Nanaya finds the intersection of the values of your relationship utility, your utility of being single and the utility of future relationships. “And at that crossover point, it’s a pretty good proxy for, well, that’s the time at which you should consider settling, because that’s the point at which you'll probably not be as happy to be single any longer.”

There are some people who should just settle because they’re miserable as single people and not likely to find love with anybody else. There are others who are so happy being single and so likely to find love elsewhere that they shouldn’t settle at all. Of course, it’s almost impossible to think about love in such a rational way, as a function of pure engineering. I wouldn’t trust anyone who did.

Amini started Nanaya as an attempt to win back his girlfriend. So what happened when he presented his cost-benefit analysis to her? What was her utility value in the relationship versus all of the other relationships she could have had? “I believe it suggested that she stay with me, but she was very conflicted because she, in her own words, said I was the perfect boyfriend. She was just as deeply in love as I was. But she had this sort of conflict that she wasn’t able to emotionally resolve, and that devastated me.”

The math wasn't enough.

So what does the engineer do now when he goes out on date? Does he plug the vitals of his dating partner into the algorithm? “No, never.” And why? “When you go into your romantic life in a very prescriptive or qualitative way, you're really putting your blinders on. So, how I want people to use Nanaya is, again, it’s to expand your horizon and to help you get self-awareness that maybe you haven’t thought of things in a certain way. And even though we come up with a number that says oh, you’re going to have a 100 percent chance of finding love in four years, well, OK, but it’s not just about that number. It’s what does that number mean to you? So in my case, when I look at when to settle, it sort of told me, ‘Well, hey Rashied, don’t do online dating, go out into the real world.’ And that is a much better way of meeting people and also living a more fulfilling life just by making more friends and having real human interactions.”
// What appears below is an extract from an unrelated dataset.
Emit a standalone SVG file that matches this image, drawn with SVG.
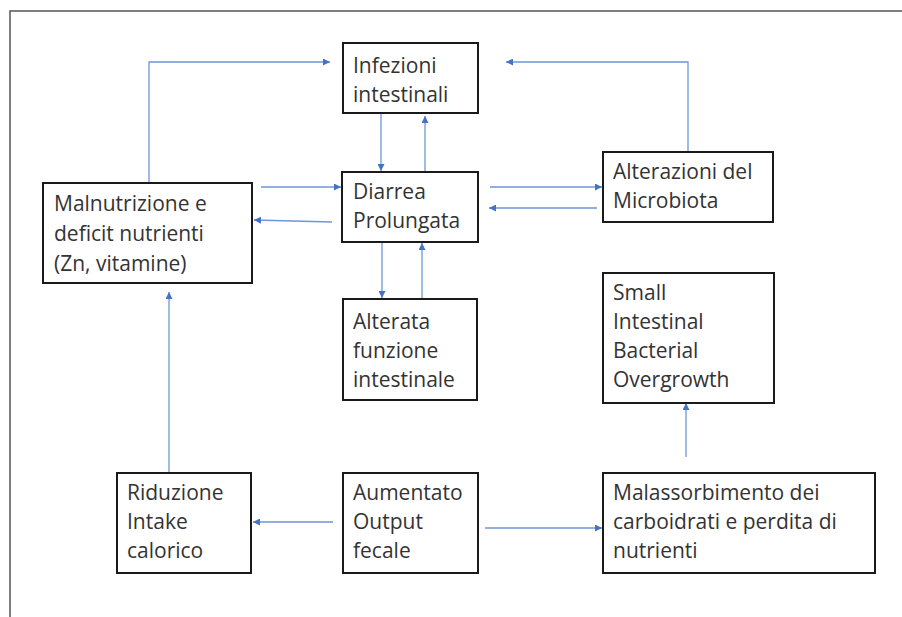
<svg xmlns="http://www.w3.org/2000/svg" width="902" height="617" viewBox="0 0 902 617">
<defs>
<marker id="ah" viewBox="0 0 10 10" refX="10" refY="5" markerWidth="7" markerHeight="7" markerUnits="userSpaceOnUse" orient="auto">
<path d="M0,0 L10,5 L0,10 z" fill="#4472C4"/>
</marker>
<style>
.box{fill:#fff;stroke:#1a1a1a;stroke-width:2}
.t{font-family:"Open Sans","Noto Sans",sans-serif;font-size:21px;fill:#333}
.c{fill:none;stroke:#6f95d8;stroke-width:1.3}
.a{marker-end:url(#ah)}
.frame{fill:none;stroke:#555;stroke-width:1.5}
</style>
</defs>
<rect width="902" height="617" fill="#fff"/>
<path class="frame" d="M10,617 V11 H902"/>

<g id="connectors">
<path class="c a" d="M149,183 V62 H330"/>
<path class="c a" d="M688,152 V62 H506"/>
<path class="c a" d="M381,114 V171"/>
<path class="c a" d="M425,172 V116"/>
<path class="c a" d="M261,187 H341"/>
<path class="c a" d="M332,222 L254,220"/>
<path class="c a" d="M490,187 H602"/>
<path class="c a" d="M597,208 H489"/>
<path class="c a" d="M382,243 V298"/>
<path class="c a" d="M422,298 V243"/>
<path class="c a" d="M169,473 V292"/>
<path class="c a" d="M333,522 H253"/>
<path class="c a" d="M485,528 H602"/>
<path class="c a" d="M686,457 V403"/>
</g>

<g id="n-infezioni">
<rect class="box" x="343" y="43" width="135" height="70"/>
<text class="t" x="353" y="73">Infezioni</text>
<text class="t" x="353" y="102">intestinali</text>
</g>
<g id="n-diarrea">
<rect class="box" x="342" y="172" width="136" height="70"/>
<text class="t" x="353" y="199">Diarrea</text>
<text class="t" x="353" y="228">Prolungata</text>
</g>
<g id="n-alterata">
<rect class="box" x="343" y="299" width="134" height="101"/>
<text class="t" x="353" y="329">Alterata</text>
<text class="t" x="353" y="358">funzione</text>
<text class="t" x="353" y="387">intestinale</text>
</g>
<g id="n-malnutrizione">
<rect class="box" x="43" y="183" width="209" height="100"/>
<text class="t" x="54" y="211">Malnutrizione e</text>
<text class="t" x="54" y="241">deficit nutrienti</text>
<text class="t" x="54" y="271">(Zn, vitamine)</text>
</g>
<g id="n-alterazioni">
<rect class="box" x="603" y="152" width="170" height="70"/>
<text class="t" x="613" y="179">Alterazioni del</text>
<text class="t" x="613" y="208">Microbiota</text>
</g>
<g id="n-sibo">
<rect class="box" x="603" y="273" width="171" height="130"/>
<text class="t" x="613" y="300">Small</text>
<text class="t" x="613" y="329">Intestinal</text>
<text class="t" x="613" y="358">Bacterial</text>
<text class="t" x="613" y="387">Overgrowth</text>
</g>
<g id="n-riduzione">
<rect class="box" x="117" y="473" width="134" height="100"/>
<text class="t" x="127" y="500">Riduzione</text>
<text class="t" x="127" y="529">Intake</text>
<text class="t" x="127" y="558">calorico</text>
</g>
<g id="n-aumentato">
<rect class="box" x="343" y="473" width="135" height="100"/>
<text class="t" x="353" y="500">Aumentato</text>
<text class="t" x="353" y="529">Output</text>
<text class="t" x="353" y="558">fecale</text>
</g>
<g id="n-malassorbimento">
<rect class="box" x="603" y="473" width="272" height="100"/>
<text class="t" x="613" y="500">Malassorbimento dei</text>
<text class="t" x="613" y="529">carboidrati e perdita di</text>
<text class="t" x="613" y="558">nutrienti</text>
</g>
</svg>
It might seem ironic that Rashied is not yet in a place where he uses his own algorithm, but that’s the real advantage of taking the math all the way. You can perceive its limits. Take it from the systems engineer at NASA’s Jet Propulsion Lab: Some matters of the heart cannot be quantified.

At the same time, human beings inevitably quantify their relationships. Dating is gross. It is still height for men and weight for women and money for both. Traditional matchmakers use a numerical system, too. It’s just much cruder. They match fours with fours and eights with eights. Nanaya is super useful before you look for relationships and after you’ve been in a relationship for a while. Like any model, it requires facts on the ground to be effective. The better the facts, the better the model works.

Amini is using an economic model of utility to figure out romantic value or the value you place on romance, but the key information is what you know about yourself. This is just good advice generally, but it also matters to dating particularly: You should know who you are before you try to figure out who you want.

And therefore the real advantage of Nanaya may be not so much in its algorithm but the process of the questionnaire itself. “It really helps to know yourself. This is, to be honest, one of the hardest parts of asking questions of someone online, how self-aware is an individual or how emotionally intelligent is an individual?” This is the problem with all relationship algorithms, maybe with relationships altogether. They’re all based on people’s descriptions of themselves, and how reliable are those?

Now that Covid-19 has made everyone’s relationships digital-first, math will matter more than ever. But there's no A/B testing in love. The value Nanaya provides is probabilistic. It’s not a set number. In all the really important decisions in life, picking somebody is about luck. You don't ever get to know if you’ve picked right. You just get the results.